LTCA generalizes and advances beyond prior architectures:

Method	Temporal Context Modeling	Complexity	Local vs. Global
Full Self-Attention	All-pairs (global & local)	$O(n^2)$	Blends, but inefficient for long $n$
Shift Window Attention	Restricted to local neighborhood	$O(nw)$ ($w \ll n$)	Local only (needs deep stacking for global)
LTCA	Sparse local + stochastic + global queries	$O(nr)$ ($r\ll n$)	Balances both

Prior methods relying on full attention suffer from uniform, diluted weights over long sequences and are computationally prohibitive, while dense local attention fails to propagate global information efficiently unless many layers are stacked. LTCA strategically combines both and avoids heavy computation by explicit mask design and global query routing.

6. Broader Applications and Extensions

Although LTCA was introduced in the context of referring video segmentation, the general design principles apply to broader domains where long-range temporal context is critical:

• Action recognition, temporal action segmentation, and tracking, particularly in settings with dynamic scene/object evolution.
• Video captioning and multi-modal reasoning, where alignment between video frames and external information (such as text) depends on robust global and local feature aggregation.
• Scalable sequence modeling in time series analysis and speech, especially when temporal dependencies are hierarchical or variable in scale.

LTCA frameworks are also compatible with contemporary transformer variants, as their architectures primarily involve manipulation of attention masks and introduction of global query tokens, which can be integrated modularly.

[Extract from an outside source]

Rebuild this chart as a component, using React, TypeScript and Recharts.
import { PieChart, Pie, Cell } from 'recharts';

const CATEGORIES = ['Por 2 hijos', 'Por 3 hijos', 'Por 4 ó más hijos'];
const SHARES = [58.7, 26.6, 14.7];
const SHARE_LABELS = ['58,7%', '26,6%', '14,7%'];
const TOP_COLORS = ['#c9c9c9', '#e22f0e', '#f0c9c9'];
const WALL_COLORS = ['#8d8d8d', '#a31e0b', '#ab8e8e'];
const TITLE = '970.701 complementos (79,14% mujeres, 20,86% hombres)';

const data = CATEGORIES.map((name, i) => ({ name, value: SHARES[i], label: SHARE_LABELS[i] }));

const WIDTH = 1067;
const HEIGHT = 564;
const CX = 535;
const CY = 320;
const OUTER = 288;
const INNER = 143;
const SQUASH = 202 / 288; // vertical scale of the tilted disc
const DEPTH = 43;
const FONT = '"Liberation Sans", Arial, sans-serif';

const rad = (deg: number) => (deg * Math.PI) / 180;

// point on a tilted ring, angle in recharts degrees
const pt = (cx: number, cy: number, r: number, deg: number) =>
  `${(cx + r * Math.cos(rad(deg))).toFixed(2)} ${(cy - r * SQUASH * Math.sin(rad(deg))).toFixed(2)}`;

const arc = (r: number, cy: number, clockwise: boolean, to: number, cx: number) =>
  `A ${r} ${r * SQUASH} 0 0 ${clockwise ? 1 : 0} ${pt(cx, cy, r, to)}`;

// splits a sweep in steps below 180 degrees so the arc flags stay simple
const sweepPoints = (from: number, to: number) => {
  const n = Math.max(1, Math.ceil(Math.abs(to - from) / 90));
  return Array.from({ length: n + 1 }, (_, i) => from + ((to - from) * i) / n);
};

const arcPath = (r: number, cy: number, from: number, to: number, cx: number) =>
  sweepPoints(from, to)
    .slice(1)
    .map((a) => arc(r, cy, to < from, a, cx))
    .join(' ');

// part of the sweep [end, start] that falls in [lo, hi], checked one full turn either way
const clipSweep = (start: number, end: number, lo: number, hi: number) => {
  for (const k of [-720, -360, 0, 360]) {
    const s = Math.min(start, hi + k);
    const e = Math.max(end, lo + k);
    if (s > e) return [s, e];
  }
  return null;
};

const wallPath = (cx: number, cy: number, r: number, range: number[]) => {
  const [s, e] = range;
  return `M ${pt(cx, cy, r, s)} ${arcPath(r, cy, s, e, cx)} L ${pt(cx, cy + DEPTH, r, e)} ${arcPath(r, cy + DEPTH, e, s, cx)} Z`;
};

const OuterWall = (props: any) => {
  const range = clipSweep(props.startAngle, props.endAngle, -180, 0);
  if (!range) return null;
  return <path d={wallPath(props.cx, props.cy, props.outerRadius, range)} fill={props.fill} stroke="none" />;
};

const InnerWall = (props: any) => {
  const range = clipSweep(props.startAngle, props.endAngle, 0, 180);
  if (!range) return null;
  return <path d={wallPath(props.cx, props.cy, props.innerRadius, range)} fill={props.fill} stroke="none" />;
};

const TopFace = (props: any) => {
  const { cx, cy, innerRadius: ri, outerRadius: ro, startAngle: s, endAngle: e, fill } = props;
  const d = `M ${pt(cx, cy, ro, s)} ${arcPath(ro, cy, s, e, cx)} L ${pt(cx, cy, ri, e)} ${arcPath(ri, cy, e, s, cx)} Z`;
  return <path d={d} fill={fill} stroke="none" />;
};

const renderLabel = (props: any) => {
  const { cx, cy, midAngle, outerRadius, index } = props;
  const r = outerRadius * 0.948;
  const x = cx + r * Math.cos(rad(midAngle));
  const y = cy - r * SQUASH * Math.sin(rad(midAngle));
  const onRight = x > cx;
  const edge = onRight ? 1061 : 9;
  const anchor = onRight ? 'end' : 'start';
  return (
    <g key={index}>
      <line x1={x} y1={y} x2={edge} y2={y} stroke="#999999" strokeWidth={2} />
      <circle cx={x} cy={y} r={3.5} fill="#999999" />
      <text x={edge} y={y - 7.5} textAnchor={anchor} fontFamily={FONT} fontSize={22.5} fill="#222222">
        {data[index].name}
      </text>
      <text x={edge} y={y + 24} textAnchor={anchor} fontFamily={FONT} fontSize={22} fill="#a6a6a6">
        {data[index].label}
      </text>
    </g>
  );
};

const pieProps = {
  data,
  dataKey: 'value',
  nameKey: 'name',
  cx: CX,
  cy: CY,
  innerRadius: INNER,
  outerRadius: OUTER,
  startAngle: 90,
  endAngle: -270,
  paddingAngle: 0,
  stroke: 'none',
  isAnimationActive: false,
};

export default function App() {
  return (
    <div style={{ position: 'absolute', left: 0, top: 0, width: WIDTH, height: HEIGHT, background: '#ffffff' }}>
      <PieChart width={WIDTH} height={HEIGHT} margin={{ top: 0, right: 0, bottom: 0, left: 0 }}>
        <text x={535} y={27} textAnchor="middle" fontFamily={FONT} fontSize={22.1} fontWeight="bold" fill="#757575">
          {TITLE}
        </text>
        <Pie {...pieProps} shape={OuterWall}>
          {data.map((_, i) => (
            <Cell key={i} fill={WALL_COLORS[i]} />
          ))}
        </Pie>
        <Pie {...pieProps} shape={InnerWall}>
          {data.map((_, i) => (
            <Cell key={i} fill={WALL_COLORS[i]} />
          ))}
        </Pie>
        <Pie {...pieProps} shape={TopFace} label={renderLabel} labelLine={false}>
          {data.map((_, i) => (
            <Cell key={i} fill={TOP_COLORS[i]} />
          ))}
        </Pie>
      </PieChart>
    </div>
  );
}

7. Future Directions and Potential Limitations

LTCA advances the modeling of long-range dependencies, but certain challenges and avenues for refinement remain:

• The balance between locality and globality is hyperparameter-sensitive and may require task-specific tuning (e.g., window size $w$, dilation factor $d$, number of random/global connections).
• Random attention connections introduce stochasticity in context propagation; variance reduction or targeted selection heuristics could potentially enhance stability and interpretability.
• The design of global query tokens and their initialization—for example, with language-derived features—invites new strategies for multi-modal integration and controlling information bottlenecks.
• While LTCA achieves linear complexity, practical scaling to extremely long sequences may still be constrained by hardware limits or by the need for specialized low-level implementations (e.g., custom CUDA kernels).

These aspects highlight ongoing research needs for robust, interpretable, and domain-adaptive LTCA designs as the field continues to address large-scale sequential and video understanding problems.